There are a few certainties regarding three printing stocks. For over two years, 3D printing equities have been red hot. Some think companies like 3D Systems (NYSE: DDD) and Stratasys (NasdaqGM: SSYS) are purveyors of disruptive, game-changing technology.
Others think the stocks are richly valued and poised to retreat in dramatic fashion. What is not up for debate is that despite all the hype and stellar returns, 3D printing stocks are not found in many ETFs. At least not for size. [Investors may be Ready for a 3D Printing ETF]
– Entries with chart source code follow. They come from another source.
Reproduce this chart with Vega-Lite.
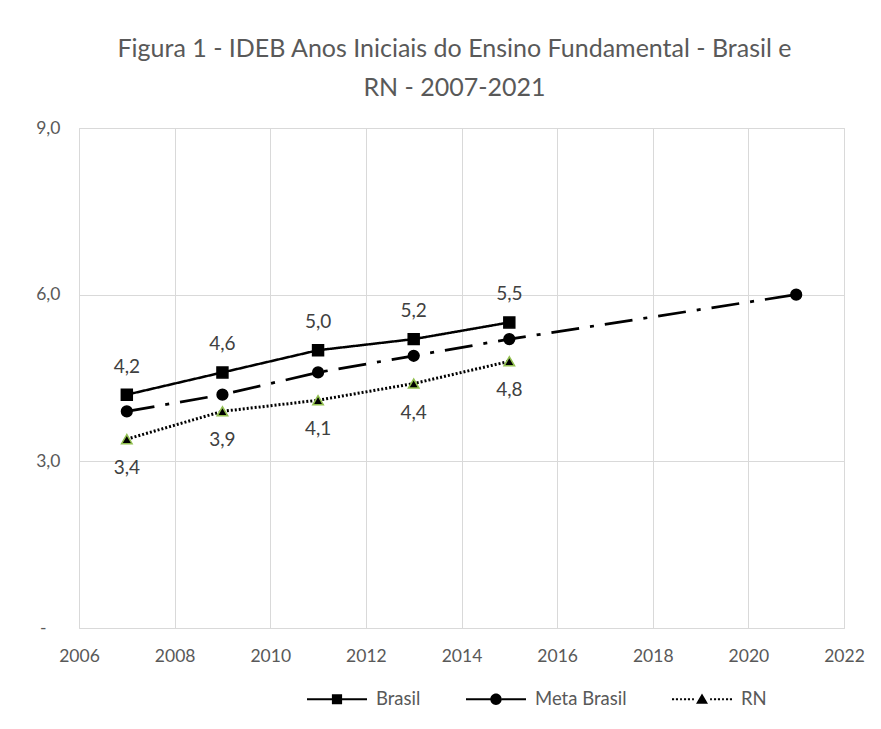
{
  "$schema": "https://vega.github.io/schema/vega-lite/v6.json",
  "width": 765,
  "height": 500,
  "autosize": {"type": "none"},
  "padding": {"left": 79, "top": 128, "right": 37, "bottom": 101},
  "background": "white",
  "config": {
    "locale": {"number": {"decimal": ",", "thousands": ".", "grouping": [3], "currency": ["R$", ""]}},
    "font": "Lato",
    "view": {"stroke": "#d9d9d9", "strokeWidth": 1}
  },
  "title": {
    "text": ["Figura 1 - IDEB Anos Iniciais do Ensino Fundamental - Brasil e", "RN - 2007-2021"],
    "fontSize": 25,
    "font": "Lato",
    "fontWeight": "normal",
    "color": "#595959",
    "anchor": "middle",
    "offset": 18,
    "dx": -7,
    "lineHeight": 39
  },
  "data": {
    "values": [
      {"year": 2007, "series": "Brasil", "value": 4.2},
      {"year": 2009, "series": "Brasil", "value": 4.6},
      {"year": 2011, "series": "Brasil", "value": 5.0},
      {"year": 2013, "series": "Brasil", "value": 5.2},
      {"year": 2015, "series": "Brasil", "value": 5.5},
      {"year": 2007, "series": "Meta Brasil", "value": 3.9},
      {"year": 2009, "series": "Meta Brasil", "value": 4.2},
      {"year": 2011, "series": "Meta Brasil", "value": 4.6},
      {"year": 2013, "series": "Meta Brasil", "value": 4.9},
      {"year": 2015, "series": "Meta Brasil", "value": 5.2},
      {"year": 2021, "series": "Meta Brasil", "value": 6.0},
      {"year": 2007, "series": "RN", "value": 3.4},
      {"year": 2009, "series": "RN", "value": 3.9},
      {"year": 2011, "series": "RN", "value": 4.1},
      {"year": 2013, "series": "RN", "value": 4.4},
      {"year": 2015, "series": "RN", "value": 4.8}
    ]
  },
  "encoding": {
    "x": {
      "field": "year",
      "type": "quantitative",
      "scale": {"domain": [2006, 2022], "nice": false, "zero": false},
      "axis": {
        "values": [2006, 2008, 2010, 2012, 2014, 2016, 2018, 2020, 2022],
        "format": "d",
        "title": null,
        "ticks": false,
        "domain": false,
        "labelPadding": 19,
        "labelFontSize": 17.5,
        "labelColor": "#595959",
        "labelFlush": false,
        "labelOverlap": false,
        "gridColor": "#d9d9d9",
        "gridWidth": 1
      }
    },
    "y": {
      "field": "value",
      "type": "quantitative",
      "scale": {"domain": [0, 9], "nice": false},
      "axis": {
        "values": [0, 3, 6, 9],
        "format": ".1f",
        "labelExpr": "datum.value == 0 ? '-' : datum.label",
        "title": null,
        "ticks": false,
        "domain": false,
        "labelPadding": {"condition": {"test": "datum.value == 0", "value": 33}, "value": 19},
        "labelFontSize": 17.5,
        "labelColor": "#595959",
        "gridColor": "#d9d9d9",
        "gridWidth": 1
      }
    }
  },
  "layer": [
    {
      "mark": {"type": "line", "color": "black", "strokeCap": "butt"},
      "encoding": {
        "order": {"field": "year", "type": "quantitative"},
        "strokeDash": {
          "field": "series",
          "type": "nominal",
          "scale": {"domain": ["Brasil", "Meta Brasil", "RN"], "range": [[1, 0], [28, 11, 4, 11], [2, 2]]},
          "legend": null
        },
        "strokeWidth": {
          "field": "series",
          "type": "nominal",
          "scale": {"domain": ["Brasil", "Meta Brasil", "RN"], "range": [2.5, 3, 2]},
          "legend": null
        }
      }
    },
    {
      "mark": {"type": "point", "filled": true, "opacity": 1, "strokeWidth": 1.5},
      "encoding": {
        "shape": {
          "field": "series",
          "type": "nominal",
          "scale": {"domain": ["Brasil", "Meta Brasil", "RN"], "range": ["square", "circle", "triangle-up"]},
          "legend": null
        },
        "fill": {"value": "black"},
        "stroke": {
          "field": "series",
          "type": "nominal",
          "scale": {"domain": ["Brasil", "Meta Brasil", "RN"], "range": ["black", "black", "#92c050"]},
          "legend": null
        },
        "size": {
          "field": "series",
          "type": "nominal",
          "scale": {"domain": ["Brasil", "Meta Brasil", "RN"], "range": [120, 110, 140]},
          "legend": null
        }
      }
    },
    {
      "transform": [{"filter": "datum.series == 'Brasil'"}],
      "mark": {"type": "text", "dy": -28, "fontSize": 19, "color": "#404040", "font": "Lato"},
      "encoding": {"text": {"field": "value", "type": "quantitative", "format": ".1f"}}
    },
    {
      "transform": [{"filter": "datum.series == 'RN'"}],
      "mark": {"type": "text", "dy": 29, "fontSize": 19, "color": "#404040", "font": "Lato"},
      "encoding": {"text": {"field": "value", "type": "quantitative", "format": ".1f"}}
    },
    {
      "mark": {"type": "point", "filled": true, "opacity": 0, "color": "black"},
      "encoding": {
        "shape": {
          "field": "series",
          "type": "nominal",
          "scale": {
            "domain": ["Brasil", "Meta Brasil", "RN"],
            "range": [
              "M-1,-0.035H-0.17V0.035H-1ZM0.17,-0.035H1V0.035H0.17ZM-0.17,-0.17H0.17V0.17H-0.17Z",
              "M-1,-0.035H-0.19V0.035H-1ZM0.19,-0.035H1V0.035H0.19ZM-0.19,0A0.19,0.19,0,1,1,0.19,0A0.19,0.19,0,1,1,-0.19,0Z",
              "M-1,-0.035H-0.93V0.035H-1ZM-0.87,-0.035H-0.8V0.035H-0.87ZM-0.73,-0.035H-0.67V0.035H-0.73ZM-0.6,-0.035H-0.53V0.035H-0.6ZM-0.47,-0.035H-0.4V0.035H-0.47ZM-0.33,-0.035H-0.27V0.035H-0.33ZM0.27,-0.035H0.33V0.035H0.27ZM0.4,-0.035H0.47V0.035H0.4ZM0.53,-0.035H0.6V0.035H0.53ZM0.67,-0.035H0.73V0.035H0.67ZM0.8,-0.035H0.87V0.035H0.8ZM0.93,-0.035H1V0.035H0.93ZM-0.2,0.15L0,-0.19L0.2,0.15Z"
            ]
          },
          "legend": {
            "orient": "none",
            "legendX": 227,
            "legendY": 540,
            "direction": "horizontal",
            "title": null,
            "symbolSize": 3600,
            "labelFontSize": 18.5,
            "labelFont": "Lato",
            "labelColor": "#595959",
            "labelOffset": 8,
            "columnPadding": 42,
            "symbolOpacity": 1,
            "symbolFillColor": "black",
            "encode": {
              "symbols": {
                "update": {
                  "opacity": {"value": 1},
                  "fillOpacity": {"value": 1},
                  "fill": {"value": "black"},
                  "size": {"value": 3600}
                }
              }
            }
          }
        }
      }
    }
  ],
  "resolve": {"scale": {"shape": "independent"}}
}
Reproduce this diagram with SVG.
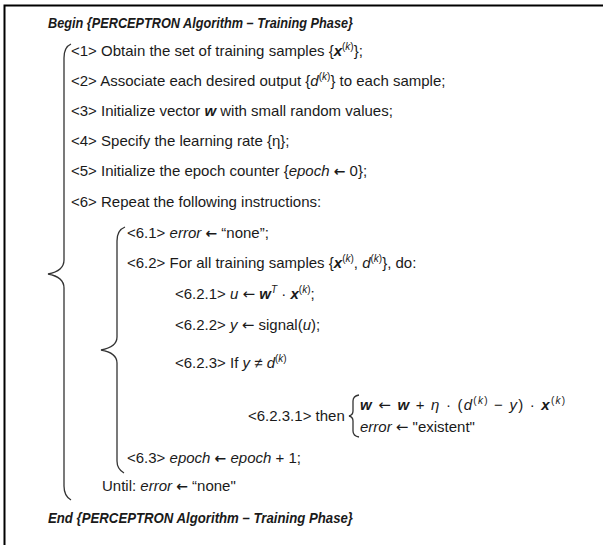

There is a 3D printing index, the Stoxx Global 3D Printing Pure Play Index. The index launched in July, but there still is not a U.S.-listed pure play 3D printing ETF. The First Trust Technology AlphaDEX Fund (NYSEArca: FXL) features Stratasys and 3D Systems among its top-four holdings at a combined weight of 4.15%.
Until an ETF issuer steps forward with a fund specifically geared to 3D printing stocks, the newly minted Robo-Stox Global Robotics and Automation Index ETF (NasdaqGS: ROBO) might just have to do.
ROBO debuted last week and with its hyper-focus on what some investors may view as an obscure market niche and 0.95% annual expense ratio, it is not surprising that the fund has been met with some criticism. It may be a cliché, but time will tell just how good of an idea a robotics ETF is. [Robotics ETF Debuts]
One thing that cannot be taken away from ROBO is that its exposure to 3D printing exposure is decent relative to other ETFs. 3D Systems and ExOne (NasdaqGM: XONE) combine for 3.4% of ROBO’s weight. Stratasys is conspicuously absent from ROBO although its market value of $4.2 billion is more than triple that of ExOne.